The findings regarding the effects on interlayer strength are not always consistent—compare [23
]. In addition, there are nearly no data available on systems with significant structural build-up as it is prevalent in SC3DP-technology. The development of fundamental theories is necessary to explain the observed effects regardless of a specific mixture composition. Moreover, coherent testing procedures regarding the production of the specimen (e.g., geometry of specimen, loading direction) need to be established to make results comparable in the future.

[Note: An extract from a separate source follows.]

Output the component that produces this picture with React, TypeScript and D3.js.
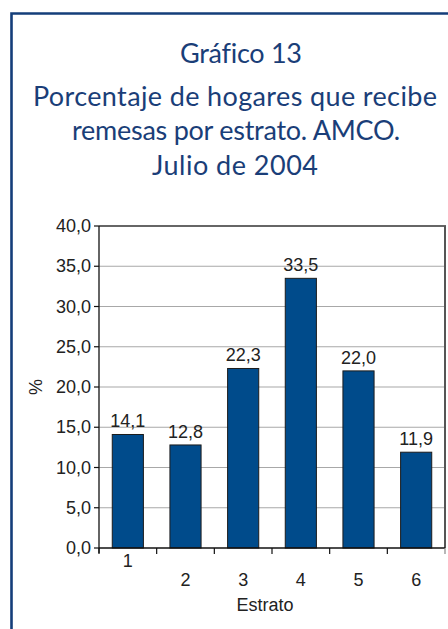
import React from 'react';
import * as d3 from 'd3';

// chart data
const estratos = ['1', '2', '3', '4', '5', '6'];
const porcentajes = [14.1, 12.8, 22.3, 33.5, 22.0, 11.9];
const yTicks = [0, 5, 10, 15, 20, 25, 30, 35, 40];
const titleLines = [
  'Gráfico 13',
  'Porcentaje de hogares que recibe',
  'remesas por estrato. AMCO.',
  'Julio de 2004',
];

const W = 448;
const H = 629;

const App = () => {
  // plot area
  const left = 99;
  const right = 445;
  const top = 226;
  const bottom = 548;

  const x = d3.scaleBand<string>()
    .domain(estratos)
    .range([left, right])
    .paddingInner(0.46)
    .paddingOuter(0.23);

  const y = d3.scaleLinear().domain([0, 40]).range([bottom, top]);

  const fmt = (v: number) => d3.format('.1f')(v).replace('.', ',');
  const step = x.step();
  const boundaries = d3.range(estratos.length + 1).map(i => left + i * step);

  const titleColor = '#1a3e78';
  const barColor = '#004b8b';
  const axisFont = "'Liberation Sans', Arial, sans-serif";

  // title layout: baseline, centre, width
  const titleLayout = [
    { y: 63, cx: 241, w: 122 },
    { y: 106, cx: 235, w: 404 },
    { y: 140, cx: 236, w: 328 },
    { y: 175, cx: 235, w: 166 },
  ];

  return (
    <svg
      width={W}
      height={H}
      style={{ position: 'absolute', left: 0, top: 0, background: '#fff' }}
    >
      {/* frame */}
      <path
        d={`M11.5,${H + 10} L11.5,13.5 L${W + 10},13.5`}
        fill="none"
        stroke="#143e7a"
        strokeWidth={2.6}
      />

      {/* title */}
      <g
        fill={titleColor}
        fontFamily="Lato, 'Open Sans', sans-serif"
        fontSize={27}
        style={{ fontVariantLigatures: 'none' }}
      >
        {titleLines.map((t, i) => (
          <text
            key={i}
            x={titleLayout[i].cx - titleLayout[i].w / 2}
            y={titleLayout[i].y}
            textLength={titleLayout[i].w}
            lengthAdjust="spacing"
          >
            {t}
          </text>
        ))}
      </g>

      {/* gridlines */}
      {yTicks.filter(t => t > 0 && t < 40).map(t => (
        <line key={t} x1={left} x2={right} y1={y(t)} y2={y(t)} stroke="#a8a8a8" strokeWidth={1.2} />
      ))}

      {/* plot border top/right */}
      <line x1={left} x2={right + 1} y1={top} y2={top} stroke="#333" strokeWidth={1.3} />
      <line x1={right} x2={right} y1={top} y2={bottom} stroke="#555" strokeWidth={2} />

      {/* bars */}
      {porcentajes.map((v, i) => (
        <rect
          key={i}
          x={x(estratos[i])}
          y={y(v)}
          width={x.bandwidth()}
          height={y(0) - y(v)}
          fill={barColor}
          stroke="#1c1c1c"
          strokeWidth={1}
        />
      ))}

      {/* value labels */}
      <g fontFamily={axisFont} fontSize={18} fill="#222" textAnchor="middle">
        {porcentajes.map((v, i) => (
          <text key={i} x={x(estratos[i])! + x.bandwidth() / 2} y={y(v) - 7}>
            {fmt(v)}
          </text>
        ))}
      </g>

      {/* y axis */}
      <line x1={left} x2={left} y1={top} y2={bottom + 5} stroke="#111" strokeWidth={1.3} />
      <g fontFamily={axisFont} fontSize={18} fill="#222" textAnchor="end">
        {yTicks.map(t => (
          <g key={t}>
            <line x1={left - 5} x2={left} y1={y(t)} y2={y(t)} stroke="#111" strokeWidth={1.2} />
            <text x={91} y={y(t) + 6}>{fmt(t)}</text>
          </g>
        ))}
      </g>

      {/* x axis */}
      <line x1={left} x2={right} y1={bottom} y2={bottom} stroke="#111" strokeWidth={1.5} />
      {boundaries.map((b, i) => (
        <line
          key={i}
          x1={b}
          x2={b}
          y1={bottom}
          y2={bottom + 6}
          stroke={i === boundaries.length - 1 ? '#888' : '#111'}
          strokeWidth={1.2}
        />
      ))}
      <g fontFamily={axisFont} fontSize={18} fill="#222" textAnchor="middle">
        {estratos.map((c, i) => (
          <text key={c} x={x(c)! + x.bandwidth() / 2} y={i === 0 ? 567 : 586}>
            {c}
          </text>
        ))}
        <text x={265} y={611}>Estrato</text>
        <text transform={`translate(42,${(top + bottom) / 2}) rotate(-90)`}>%</text>
      </g>
    </svg>
  );
};

export default App;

6. Conclusions and Outlook
This contribution focusses on the effect of accelerator dosage and interlayer time on fresh concrete properties and interlayer strength in Shotcrete 3D Printing (SC3DP). In the experimental investigations, the accelerator dosage is varied from 0% to 6%. A severe increase in yield stress after deposition and in yield stress evolution over time is observed when adding accelerator. This enables a higher vertical building rate, which is highly relevant for practical applications. By using a 2% accelerator, the deformation in the lowest layer is reduced significantly from 2.7 mm to 0.8 mm compared to the unaccelerated material for an applied stress of 30 kPa. By using a 6% accelerator, the deformation of the lowest layer is even reduced to 0.3 mm. By calculating the deformation modulus Ed, the effect of accelerator dosage on the mechanical properties of fresh concrete could be quantified. For material with 6% accelerator compared to a 0% accelerator, the deformation modulus is about 14 times higher.

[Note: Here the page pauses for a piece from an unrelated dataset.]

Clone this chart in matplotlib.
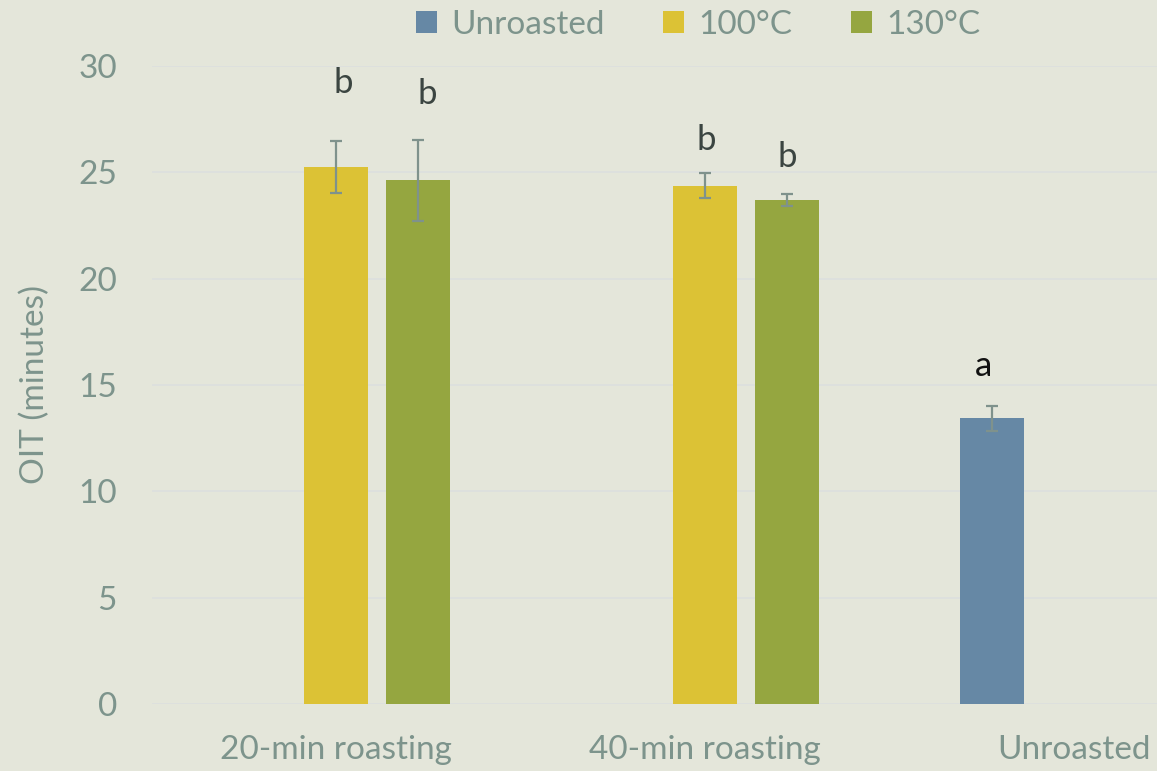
import matplotlib
matplotlib.use("Agg")
import matplotlib.pyplot as plt
import numpy as np

categories = ["20-min roasting", "40-min roasting", "Unroasted"]
series = ["Unroasted", "100°C", "130°C"]
values = {
    "Unroasted": [np.nan, np.nan, 13.43],
    "100°C": [25.25, 24.37, np.nan],
    "130°C": [24.63, 23.69, np.nan],
}
errors = {
    "Unroasted": [np.nan, np.nan, 0.57],
    "100°C": [1.21, 0.6, np.nan],
    "130°C": [1.9, 0.27, np.nan],
}
colors = {"Unroasted": "#6688a5", "100°C": "#dcc235", "130°C": "#95a640"}
letters = ["b", "b", "b", "b", "a"]
letter_cat = [0, 0, 1, 1, 2]
letter_series = [1, 2, 1, 2, 0]
letter_y = [29.2, 28.7, 26.5, 25.7, 15.9]
letter_colors = ["#3b4541", "#3b4541", "#3b4541", "#3b4541", "#111111"]
yticks = [0, 5, 10, 15, 20, 25, 30]

# layout: horizontal nudges of letters (pixels)
letter_dx_px = [7, 9, 1, 0, -8]

bg = "#e4e6da"
tick_color = "#7d948c"
plt.rcParams["font.family"] = ["Lato", "DejaVu Sans"]
FS = 24

fig = plt.figure(figsize=(11.57, 7.71), dpi=100, facecolor=bg)
W, H = 1157, 771
left_px, right_px, top_px, bot_px = 151.5, 1157, 66, 704
ax = fig.add_axes([left_px / W, 1 - bot_px / H, (right_px - left_px) / W, (bot_px - top_px) / H])
ax.set_facecolor(bg)

x = np.arange(len(categories))
bw = 64 / 369
off = 82 / 369
handles = []
for i, s in enumerate(series):
    pos = x + (i - 1) * off
    h = ax.bar(pos, values[s], width=bw, color=colors[s], label=s, zorder=2)
    handles.append(h)
    ax.errorbar(pos, values[s], yerr=errors[s], fmt="none", ecolor="#7f928c",
                elinewidth=1.6, capsize=4.5, capthick=1.6, zorder=3)

for l, c, si, yy, col, dx in zip(letters, letter_cat, letter_series, letter_y,
                                  letter_colors, letter_dx_px):
    ax.text(c + (si - 1) * off + dx / 369, yy, l, ha="center", va="center",
            fontsize=25, color=col, clip_on=False)

ax.set_xlim(-0.5, (right_px - 336) / 369)
ax.set_ylim(0, 30)
ax.set_yticks(yticks)
ax.yaxis.grid(True, color="#dcdfde", linewidth=1.2, zorder=0)
ax.set_axisbelow(True)
ax.set_xticks(x)
ax.set_xticklabels(categories)
ax.tick_params(axis="both", length=0, labelsize=FS, colors=tick_color)
ax.tick_params(axis="y", pad=25)
ax.tick_params(axis="x", pad=22)
for sp in ax.spines.values():
    sp.set_visible(False)
ax.set_ylabel("OIT (minutes)", fontsize=FS, color=tick_color)
ax.yaxis.set_label_coords(-(left_px - 50) / (right_px - left_px), 0.5)

fig.legend(handles=handles, labels=series, loc="center", ncol=3,
           bbox_to_anchor=(698 / W, 1 - 25 / H), frameon=False,
           fontsize=FS, labelcolor=tick_color, handlelength=0.64, handleheight=0.64,
           columnspacing=1.75, handletextpad=0.42)

fig.savefig("out.png", dpi=100, facecolor=bg)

An increase in accelerator dosage leads to an increase in yield stress evolution. A clear correlation of yield stress and resulting interlayer strengths is found. In order to quantify and explain this effect, mechanical performance tests as well as additional µCT-images of the interlayer zones are carried out. Since various time spans may occur before the application of a subsequent layer, four interlayer times (0, 2, 5 and 30 min) are examined. Based on the computed tomography results, an interface tortuosity, which is a parameter describing the interlocking of the layer’s interface, could be determined for each setup. Independent from the accelerator dosage, the largest decrease in interlayer strength is observed for interlayer times between 0 and 5 min. For longer interlayer times (5 to 30 min), no further significant reduction of interlayer strength is measured. With regard to a practical application, an interlayer time of less than 2 min is recommended, which needs to be considered e.g., for path planning in order to avoid a significant loss in interlayer strength. By including the analysis of µCT-results, a correlation between decreasing interlayer strength and decreasing interlayer tortuosity is noticed. Thus, it can be stated that, in SC3DP, the interlayer strength is significantly influenced by interlayer tortuosity. Varying interlayer tortuosity is deduced to the initial yield stress of the underlying layer to which a subsequent layer is applied. Interlayer tortuosity is higher and herewith a higher interlayer quality is generated, when short interlayer times are prevalent.
Finally, to quantify the overall mechanical performance of SC3DP elements, a model is developed depending on compressive strength and interface tortuosity. These findings can be used to improve interlayer strength in the future, e.g., by purposefully manipulating the interlayer roughness by process parameters. In this particular field, further studies are envisaged.